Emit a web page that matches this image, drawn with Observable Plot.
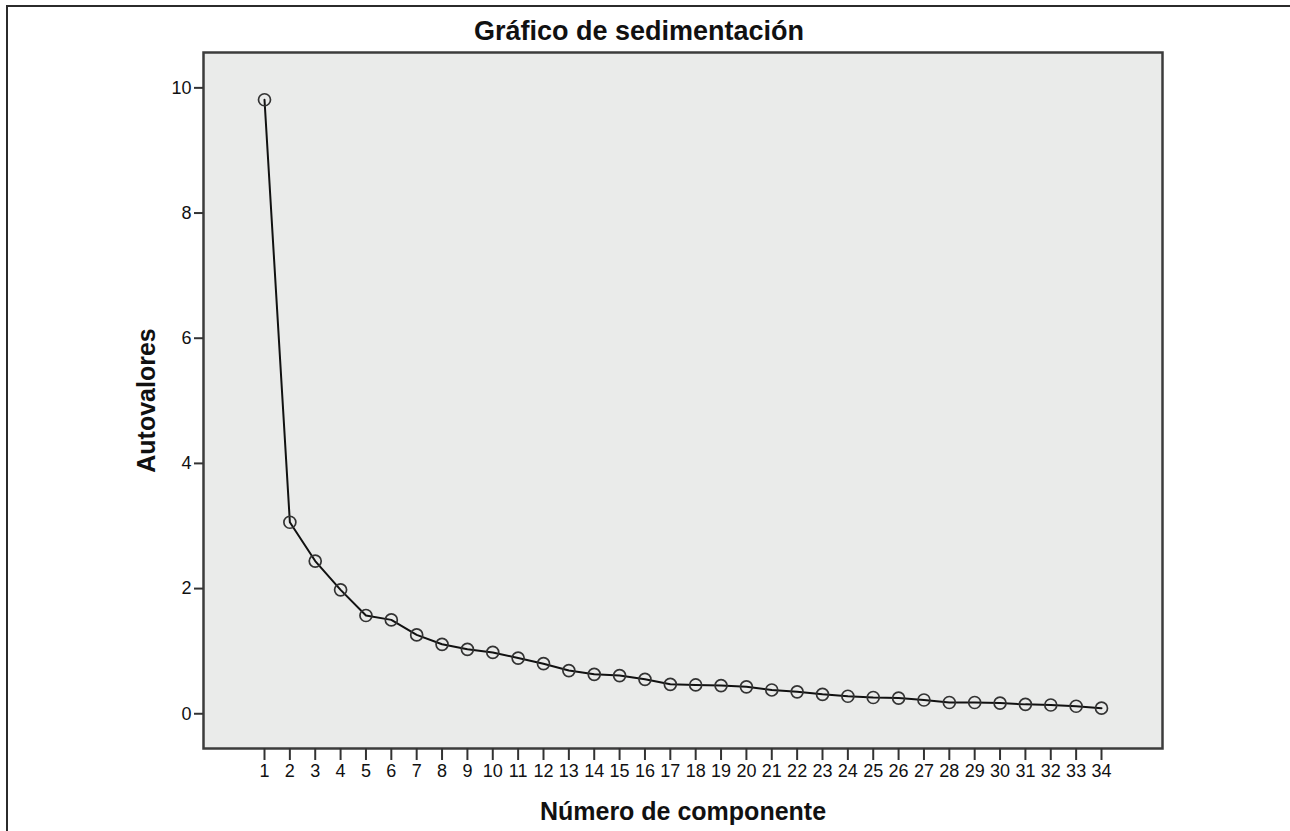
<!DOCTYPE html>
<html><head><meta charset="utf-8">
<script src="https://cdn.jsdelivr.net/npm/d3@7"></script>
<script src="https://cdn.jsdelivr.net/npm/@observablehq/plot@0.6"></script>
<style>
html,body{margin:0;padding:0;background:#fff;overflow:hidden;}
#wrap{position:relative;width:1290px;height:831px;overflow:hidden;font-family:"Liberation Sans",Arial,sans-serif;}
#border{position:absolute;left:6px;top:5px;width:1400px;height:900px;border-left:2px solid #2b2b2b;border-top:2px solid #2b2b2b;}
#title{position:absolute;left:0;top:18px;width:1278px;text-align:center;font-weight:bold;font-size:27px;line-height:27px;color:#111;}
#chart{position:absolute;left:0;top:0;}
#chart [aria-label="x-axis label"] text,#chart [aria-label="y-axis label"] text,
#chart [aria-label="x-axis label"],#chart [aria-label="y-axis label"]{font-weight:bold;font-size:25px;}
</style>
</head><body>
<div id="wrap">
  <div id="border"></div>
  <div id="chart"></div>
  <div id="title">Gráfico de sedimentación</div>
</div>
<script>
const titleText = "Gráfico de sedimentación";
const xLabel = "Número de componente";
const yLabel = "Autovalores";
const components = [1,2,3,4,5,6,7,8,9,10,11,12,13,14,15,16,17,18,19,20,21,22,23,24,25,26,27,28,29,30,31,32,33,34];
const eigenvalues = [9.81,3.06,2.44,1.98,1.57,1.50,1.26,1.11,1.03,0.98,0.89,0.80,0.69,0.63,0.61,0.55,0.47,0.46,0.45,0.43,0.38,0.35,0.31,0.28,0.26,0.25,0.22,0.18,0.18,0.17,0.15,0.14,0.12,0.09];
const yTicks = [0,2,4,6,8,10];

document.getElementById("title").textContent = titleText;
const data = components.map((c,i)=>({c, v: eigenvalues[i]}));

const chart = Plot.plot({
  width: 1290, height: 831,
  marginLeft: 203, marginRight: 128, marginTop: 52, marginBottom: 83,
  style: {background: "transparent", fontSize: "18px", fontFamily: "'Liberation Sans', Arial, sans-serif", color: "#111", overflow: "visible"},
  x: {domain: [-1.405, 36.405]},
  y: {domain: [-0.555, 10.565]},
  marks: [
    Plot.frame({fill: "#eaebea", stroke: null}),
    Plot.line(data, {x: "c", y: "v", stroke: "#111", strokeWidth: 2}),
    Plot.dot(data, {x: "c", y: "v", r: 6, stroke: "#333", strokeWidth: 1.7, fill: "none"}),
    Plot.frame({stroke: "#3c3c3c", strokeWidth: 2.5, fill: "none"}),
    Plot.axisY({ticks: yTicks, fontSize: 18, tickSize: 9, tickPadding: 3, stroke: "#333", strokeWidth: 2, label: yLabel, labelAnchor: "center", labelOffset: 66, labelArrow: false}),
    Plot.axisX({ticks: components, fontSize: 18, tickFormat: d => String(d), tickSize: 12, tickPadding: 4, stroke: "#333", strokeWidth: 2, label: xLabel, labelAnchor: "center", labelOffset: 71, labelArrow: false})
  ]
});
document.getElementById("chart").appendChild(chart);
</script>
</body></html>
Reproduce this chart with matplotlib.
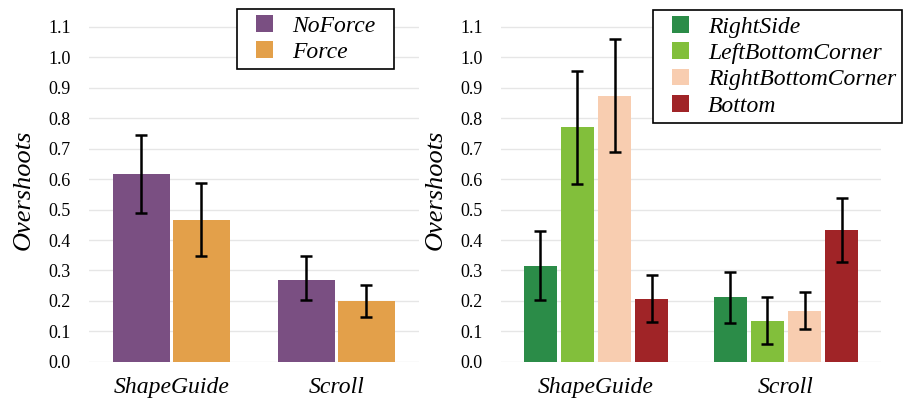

**TASK REQUIREMENTS:** Among the lines of the data above, determine how many contain the word "with". Report the number alone.

**TASK RESULT:** 2